When Mr Saunderson died in 1862 the property passed to his daughter Mary Ann Fish, and then to her husband Walter Fish when she died.
A shopfront and large baker's oven was added to the commissariat building around the 1880s.
This property stayed in Fish family ownership until 1945, when storekeeper Donald Smith bought it.
He sold it to Norman Barwick in 1950 and it then passed to Ernest Clarke when Mr Barwick died in 1983.
Mr Clarke's son, Mervyn Clarke, sold the property to Rose Glavin in 2007, who then sold it the the council in 2012.
"The building offers significant potential to create meaningful public space with supplementary interpretation and possible reinvigoration of the baker’s oven," the master plan said.
The shop and cottage on the site could work as an interpretation centre for the commissariat, acting as a gateway to the site, or could be sold to pay for ongoing maintenance at the site.
Archaeological potential had already been highlighted as it was the site of the guard house, which was demolished in about 1975, the military sundial, sentry box and the convict stocks, which are a "very unique type of archaeological site", the master plan explains.
The restoration project started in September 2016, taking just over two years, Mr Williams said.
"The building was in worse condition than we thought and we had to do a lot of work to stabilise the room, rebuild the oven and remove the concrete. We ran a lot of public open days as part of the heritage restoration," he said.
"The site had been derelict for a long time. It has breathed new life into the site."
Oatlands residents were already engaged in efforts to restore heritage sites, but they have since become even further involved through the site's community heritage hub.
Council put out a call to artists and makers who use traditional or heritage skills to become involved with the hub, workshop space and shopfront.
"We tried to engage the public in the restoration, including teaching heritage skills. The restoration has been a good way to showcase traditional skills, like timber shingles, pit-sawing, stone masonry, lime washing, carpentry and joinery," Mr Williams said.
"We tried to keep the original features as much as possible and the repairs were in keeping with them.
"We're bringing together local residents interested in heritage skills and crafts and we're giving them space to work and have a co-operative shopfront," he said.

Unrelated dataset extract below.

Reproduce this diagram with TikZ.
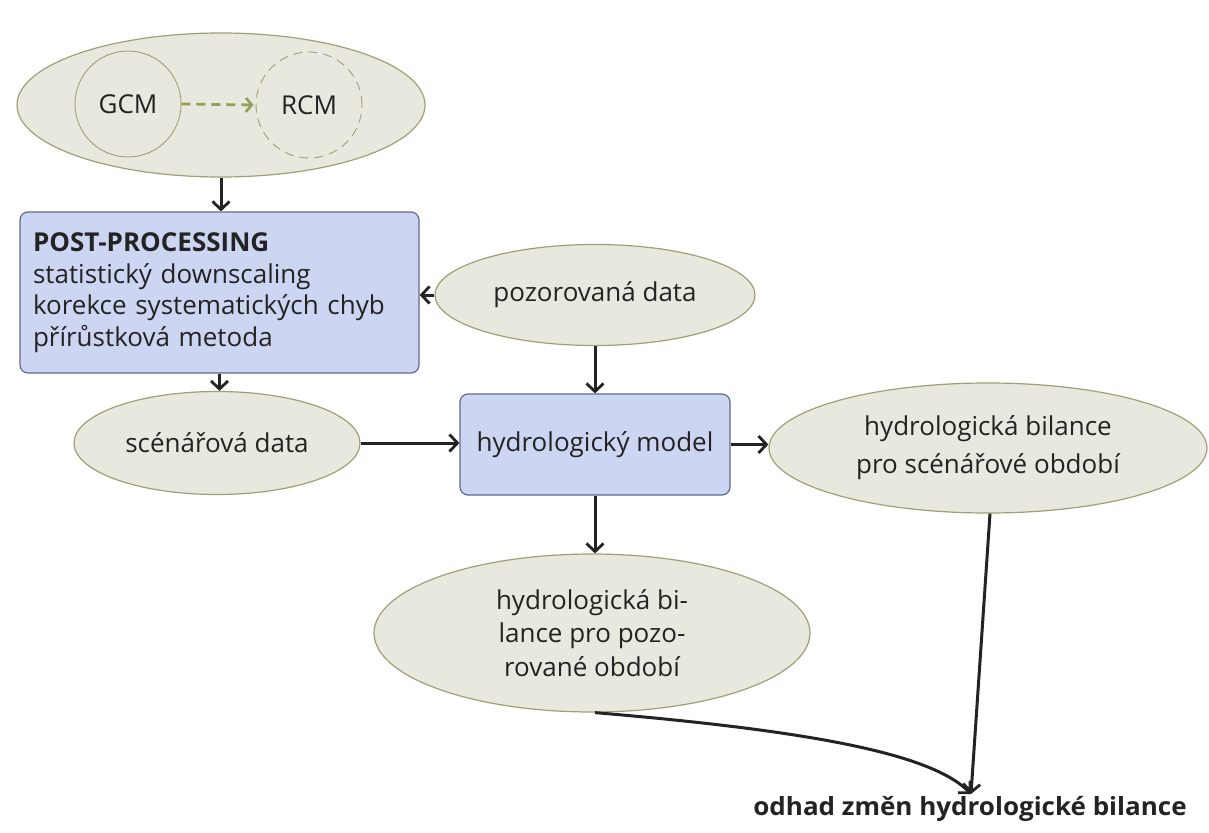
\documentclass[tikz,border=0pt]{standalone}
\usepackage{fontspec}
\setmainfont{Open Sans}
\usetikzlibrary{arrows.meta,shapes.geometric}
\definecolor{ellfill}{RGB}{232,232,222}
\definecolor{elldraw}{RGB}{160,160,118}
\definecolor{boxfill}{RGB}{204,214,242}
\definecolor{boxdraw}{RGB}{96,106,140}
\definecolor{olive}{RGB}{150,158,92}
\definecolor{ink}{RGB}{35,35,35}
\tikzset{
  ell/.style={ellipse, draw=elldraw, fill=ellfill, line width=1.2pt, inner sep=0pt, text=ink, align=center},
  procbox/.style={rectangle, rounded corners=8pt, draw=boxdraw, fill=boxfill, line width=1.2pt, inner sep=0pt, text=ink},
  ring/.style={circle, draw=elldraw, line width=0.9pt, minimum size=106pt, inner sep=0pt, text=ink},
  conn/.style={draw=ink, line width=3pt, -{Straight Barb[length=8pt,width=17pt,line width=2.8pt]}},
  txt/.style={font=\fontsize{26}{31.5}\selectfont}
}
\begin{document}
\begin{tikzpicture}[x=1pt,y=-1pt]
\useasboundingbox[fill=white] (0,0) rectangle (1209,832);
% top ellipse
\node[ell, minimum width=408pt, minimum height=144pt] (top) at (221,105) {};
\node[ring, txt] (gcm) at (128,104) {GCM};
\node[ring, txt, dashed, dash pattern=on 9pt off 6pt] (rcm) at (309,105) {RCM};
\draw[draw=olive, line width=2.8pt, dash pattern=on 9pt off 6pt,
  -{Straight Barb[length=6pt,width=14pt,line width=2.6pt]}] (gcm.east) -- ([xshift=-2pt]rcm.west);
% post-processing
\node[procbox, txt, minimum width=399pt, minimum height=161pt, text width=373pt, align=left]
  (pp) at (219.5,292.5) {\textbf{POST-PROCESSING}\\statistický downscaling\\korekce systematických chyb\\přírůstková metoda};
% observed data
\node[ell, txt, minimum width=320pt, minimum height=101pt] (poz) at (595,295) {pozorovaná data};
% scenario data
\node[ell, txt, minimum width=286pt, minimum height=103pt] (scen) at (217,443) {scénářová data};
% hydrological model
\node[procbox, txt, minimum width=270pt, minimum height=101pt] (model) at (595,444.5) {hydrologický model};
% right ellipse
\node[ell, font=\fontsize{26}{38}\selectfont, minimum width=438pt, minimum height=130pt] (right) at (988,448)
  {hydrologická bilance\\pro scénářové období};
% bottom ellipse
\node[ell, font=\fontsize{26}{33.5}\selectfont, minimum width=436pt, minimum height=158pt] (bot) at (592,633)
  {\rule{0pt}{8pt}hydrologická bi-\\lance pro pozo-\\rované období};
% output
\node[text=ink, font=\fontsize{25}{28}\selectfont\bfseries, anchor=north, inner sep=0pt] (out) at (970,796)
  {\scalebox{1.04}[1]{odhad změn hydrologické bilance}};
\coordinate (tip) at (971,794);
% connectors
\draw[conn] (top.south) -- (top.south |- pp.north);
\draw[conn] (pp.south) -- (pp.south |- scen.north);
\draw[conn] (poz.west) -- (poz.west -| pp.east);
\draw[conn] (poz.south) -- (model.north);
\draw[conn] (scen.east) -- (scen.east -| model.west);
\draw[conn] (model.east) -- (model.east -| right.west);
\draw[conn] (model.south) -- (model.south |- bot.north);
\draw[conn] ([xshift=2pt]right.south) -- (tip);
\draw[conn] ([xshift=3pt]bot.south) .. controls (800,730) and (930,752) .. (tip);
\end{tikzpicture}
\end{document}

As outlined in the site's conservation management plan, the first European documentation of the Oatlands district was on surveyor James Meehan's 1811 map.
Governor Lachlan Macquarie had commissioned Mr Meehan to undertake the first survey between Hobart Town and Launceston, which was then known as Port Dalrymple.
Oatlands was named by Governor Macquarie on June 3, 1821: "At quarter past 12, halted at the great lagoon [now Lake Dulverton] (about six miles from Knight’s in Westmorland Plains), and fixed on the site of a township on the banks of the said lagoon, naming it 'Oatlands'," the plan said.
While Bent's Almanac described Oatlands as an "undeveloped site" in 1825, Governor George Arthur formalised the town in 1826 when he divided the colony into nine police districts.
Thomas Anstey was appointed as the Oatlands district police magistrate.
In 1829 Dr James Ross described Oatlands: "Several cottages are already erected, also an excellent soldiers’ barracks and officers quarters. These were built by the Royal Staff Corps, and a church and gaol are in progress".
Surveyor William Sharland said "a few sod huts mark the site of the place" in 1827, but when he returned to Oatlands in 1832 he surveyed "500 acres of allotments, with 50 miles of streets".
"Sharland reasoned that being halfway between Launceston and Hobart Town, Oatlands would one day be proclaimed the capital," the plan said.
The December 1835 census showed Oatlands had a free population of 598 and 695 convicts.
Oatlands thrived during the 1830s and into the middle of the 19th century, but as the wool industry declined towards the end of the century the town's fortunes also dropped.